Work required: Only the lines from the start of the data to the line containing "from matplotlib.patches import Rectangle", both included, should be output, exactly and without pictures.

Dataset content:
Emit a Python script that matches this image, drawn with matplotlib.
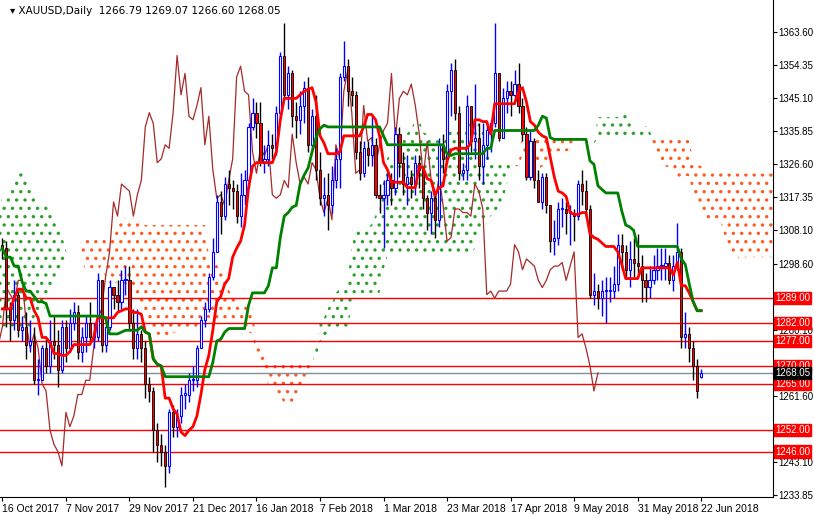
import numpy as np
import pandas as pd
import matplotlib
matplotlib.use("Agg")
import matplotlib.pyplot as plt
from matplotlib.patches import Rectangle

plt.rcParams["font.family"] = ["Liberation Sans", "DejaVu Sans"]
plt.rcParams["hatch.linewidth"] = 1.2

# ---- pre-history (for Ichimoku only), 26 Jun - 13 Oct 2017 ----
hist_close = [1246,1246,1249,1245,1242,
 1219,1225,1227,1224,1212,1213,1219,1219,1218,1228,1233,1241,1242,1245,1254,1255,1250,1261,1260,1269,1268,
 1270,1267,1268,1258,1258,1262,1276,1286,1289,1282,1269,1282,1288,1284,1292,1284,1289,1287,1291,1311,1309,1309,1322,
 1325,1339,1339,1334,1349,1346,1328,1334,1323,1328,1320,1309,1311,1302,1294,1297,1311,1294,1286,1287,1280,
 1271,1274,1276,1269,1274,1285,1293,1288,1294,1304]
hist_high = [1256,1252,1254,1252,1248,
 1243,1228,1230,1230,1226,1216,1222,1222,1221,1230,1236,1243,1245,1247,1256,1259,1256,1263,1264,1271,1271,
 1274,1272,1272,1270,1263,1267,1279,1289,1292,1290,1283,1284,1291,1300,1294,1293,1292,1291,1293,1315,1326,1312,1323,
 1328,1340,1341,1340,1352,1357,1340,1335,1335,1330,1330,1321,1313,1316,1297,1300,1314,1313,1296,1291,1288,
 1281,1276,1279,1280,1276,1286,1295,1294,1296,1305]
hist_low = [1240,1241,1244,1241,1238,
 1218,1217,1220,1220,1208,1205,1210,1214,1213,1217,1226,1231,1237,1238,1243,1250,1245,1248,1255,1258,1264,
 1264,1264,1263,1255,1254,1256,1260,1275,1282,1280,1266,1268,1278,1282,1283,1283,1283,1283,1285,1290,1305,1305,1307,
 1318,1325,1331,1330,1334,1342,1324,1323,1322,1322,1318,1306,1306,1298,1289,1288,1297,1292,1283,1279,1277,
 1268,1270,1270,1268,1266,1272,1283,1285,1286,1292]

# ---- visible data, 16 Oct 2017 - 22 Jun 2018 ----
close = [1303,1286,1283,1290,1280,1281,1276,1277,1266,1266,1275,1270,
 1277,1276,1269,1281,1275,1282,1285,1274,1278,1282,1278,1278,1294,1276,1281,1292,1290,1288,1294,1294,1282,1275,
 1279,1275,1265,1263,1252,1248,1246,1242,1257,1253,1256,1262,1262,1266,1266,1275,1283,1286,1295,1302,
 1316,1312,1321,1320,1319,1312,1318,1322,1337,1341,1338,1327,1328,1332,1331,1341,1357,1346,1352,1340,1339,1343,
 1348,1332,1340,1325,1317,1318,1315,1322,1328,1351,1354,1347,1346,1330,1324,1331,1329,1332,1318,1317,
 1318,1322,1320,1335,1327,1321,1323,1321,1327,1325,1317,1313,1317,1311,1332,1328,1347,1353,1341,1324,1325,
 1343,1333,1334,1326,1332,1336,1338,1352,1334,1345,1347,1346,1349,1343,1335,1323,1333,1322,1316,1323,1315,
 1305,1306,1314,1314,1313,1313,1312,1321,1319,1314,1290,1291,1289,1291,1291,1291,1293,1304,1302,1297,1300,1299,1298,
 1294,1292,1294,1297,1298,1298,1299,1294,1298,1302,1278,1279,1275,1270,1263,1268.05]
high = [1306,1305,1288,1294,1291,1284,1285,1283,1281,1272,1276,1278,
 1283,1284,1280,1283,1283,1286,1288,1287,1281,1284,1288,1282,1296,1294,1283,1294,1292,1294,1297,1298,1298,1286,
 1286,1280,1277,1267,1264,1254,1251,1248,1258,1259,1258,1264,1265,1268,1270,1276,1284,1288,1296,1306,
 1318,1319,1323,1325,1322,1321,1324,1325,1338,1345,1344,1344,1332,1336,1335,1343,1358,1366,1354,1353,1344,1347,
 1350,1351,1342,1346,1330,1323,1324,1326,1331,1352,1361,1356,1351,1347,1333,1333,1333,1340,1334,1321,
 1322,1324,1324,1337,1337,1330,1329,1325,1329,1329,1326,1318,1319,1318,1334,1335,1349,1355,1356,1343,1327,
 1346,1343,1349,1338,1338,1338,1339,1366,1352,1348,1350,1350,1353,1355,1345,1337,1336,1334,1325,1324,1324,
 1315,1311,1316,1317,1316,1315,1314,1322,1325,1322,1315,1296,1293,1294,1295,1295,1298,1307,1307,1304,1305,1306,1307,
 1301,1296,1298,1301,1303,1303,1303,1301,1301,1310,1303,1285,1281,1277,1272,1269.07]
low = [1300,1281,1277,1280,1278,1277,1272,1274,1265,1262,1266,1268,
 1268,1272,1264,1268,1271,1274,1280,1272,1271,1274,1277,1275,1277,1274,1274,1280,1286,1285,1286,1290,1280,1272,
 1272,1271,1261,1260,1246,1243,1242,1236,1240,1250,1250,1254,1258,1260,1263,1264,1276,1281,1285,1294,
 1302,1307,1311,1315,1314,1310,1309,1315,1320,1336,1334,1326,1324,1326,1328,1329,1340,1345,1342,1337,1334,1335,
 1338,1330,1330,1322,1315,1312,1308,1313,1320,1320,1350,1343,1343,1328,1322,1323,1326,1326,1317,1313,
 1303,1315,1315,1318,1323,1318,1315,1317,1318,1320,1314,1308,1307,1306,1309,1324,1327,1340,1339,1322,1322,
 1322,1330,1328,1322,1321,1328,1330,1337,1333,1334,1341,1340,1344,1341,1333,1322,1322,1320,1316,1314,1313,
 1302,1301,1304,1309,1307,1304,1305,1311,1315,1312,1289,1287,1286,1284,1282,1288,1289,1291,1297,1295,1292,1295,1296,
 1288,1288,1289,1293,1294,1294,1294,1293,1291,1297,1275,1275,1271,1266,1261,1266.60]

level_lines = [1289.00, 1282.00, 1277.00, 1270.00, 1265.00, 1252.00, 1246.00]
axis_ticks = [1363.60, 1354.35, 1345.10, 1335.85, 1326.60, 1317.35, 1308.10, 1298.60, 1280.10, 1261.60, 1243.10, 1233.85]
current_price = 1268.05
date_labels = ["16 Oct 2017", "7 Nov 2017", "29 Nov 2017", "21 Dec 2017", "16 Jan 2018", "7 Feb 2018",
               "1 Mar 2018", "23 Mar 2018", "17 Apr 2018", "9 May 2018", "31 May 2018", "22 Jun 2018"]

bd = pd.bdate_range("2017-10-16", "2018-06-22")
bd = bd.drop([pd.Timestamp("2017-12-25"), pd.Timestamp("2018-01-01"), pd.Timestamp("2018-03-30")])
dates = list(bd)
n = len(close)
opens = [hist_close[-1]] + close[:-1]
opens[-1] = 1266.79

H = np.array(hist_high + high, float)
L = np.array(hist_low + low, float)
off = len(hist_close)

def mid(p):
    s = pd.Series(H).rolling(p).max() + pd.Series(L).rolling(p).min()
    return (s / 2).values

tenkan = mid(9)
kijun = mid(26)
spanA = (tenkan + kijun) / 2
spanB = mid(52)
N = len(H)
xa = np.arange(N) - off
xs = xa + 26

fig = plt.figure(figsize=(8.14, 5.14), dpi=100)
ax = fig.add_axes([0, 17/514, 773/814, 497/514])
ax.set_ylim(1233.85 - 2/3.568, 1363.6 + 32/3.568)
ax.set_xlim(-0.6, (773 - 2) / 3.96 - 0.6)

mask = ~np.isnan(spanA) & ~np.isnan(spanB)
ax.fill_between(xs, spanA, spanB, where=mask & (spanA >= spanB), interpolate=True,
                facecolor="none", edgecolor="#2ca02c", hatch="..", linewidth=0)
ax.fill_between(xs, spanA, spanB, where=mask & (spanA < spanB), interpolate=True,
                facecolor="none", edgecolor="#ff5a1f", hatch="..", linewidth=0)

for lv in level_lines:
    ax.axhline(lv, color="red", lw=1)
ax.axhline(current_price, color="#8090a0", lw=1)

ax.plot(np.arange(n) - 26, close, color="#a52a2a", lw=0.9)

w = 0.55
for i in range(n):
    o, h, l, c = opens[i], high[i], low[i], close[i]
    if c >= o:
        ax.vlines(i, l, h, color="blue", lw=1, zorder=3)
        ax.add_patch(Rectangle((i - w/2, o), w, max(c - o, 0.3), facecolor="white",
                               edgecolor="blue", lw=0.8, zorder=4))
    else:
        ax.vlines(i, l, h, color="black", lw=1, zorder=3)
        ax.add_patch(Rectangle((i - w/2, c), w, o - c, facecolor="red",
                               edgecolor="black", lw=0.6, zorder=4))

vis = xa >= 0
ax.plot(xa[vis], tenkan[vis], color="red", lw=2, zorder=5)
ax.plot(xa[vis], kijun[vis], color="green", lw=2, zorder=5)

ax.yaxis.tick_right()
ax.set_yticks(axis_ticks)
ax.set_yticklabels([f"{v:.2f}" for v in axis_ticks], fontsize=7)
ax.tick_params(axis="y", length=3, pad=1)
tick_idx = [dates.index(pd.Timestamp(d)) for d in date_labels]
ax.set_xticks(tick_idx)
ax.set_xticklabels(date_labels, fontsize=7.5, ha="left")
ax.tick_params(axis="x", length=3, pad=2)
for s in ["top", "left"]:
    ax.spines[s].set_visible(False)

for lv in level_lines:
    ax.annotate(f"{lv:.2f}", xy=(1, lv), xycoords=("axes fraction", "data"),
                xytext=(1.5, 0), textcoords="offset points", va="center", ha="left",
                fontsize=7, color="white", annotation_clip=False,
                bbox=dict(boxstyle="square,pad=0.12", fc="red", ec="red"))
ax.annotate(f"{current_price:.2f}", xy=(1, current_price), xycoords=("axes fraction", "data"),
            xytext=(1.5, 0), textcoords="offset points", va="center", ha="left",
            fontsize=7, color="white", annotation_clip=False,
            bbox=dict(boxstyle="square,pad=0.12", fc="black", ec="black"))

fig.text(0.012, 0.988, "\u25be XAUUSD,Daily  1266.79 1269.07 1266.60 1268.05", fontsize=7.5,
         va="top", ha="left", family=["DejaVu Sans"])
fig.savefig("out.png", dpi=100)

Written answer:
Emit a Python script that matches this image, drawn with matplotlib.
import numpy as np
import pandas as pd
import matplotlib
matplotlib.use("Agg")
import matplotlib.pyplot as plt
from matplotlib.patches import Rectangle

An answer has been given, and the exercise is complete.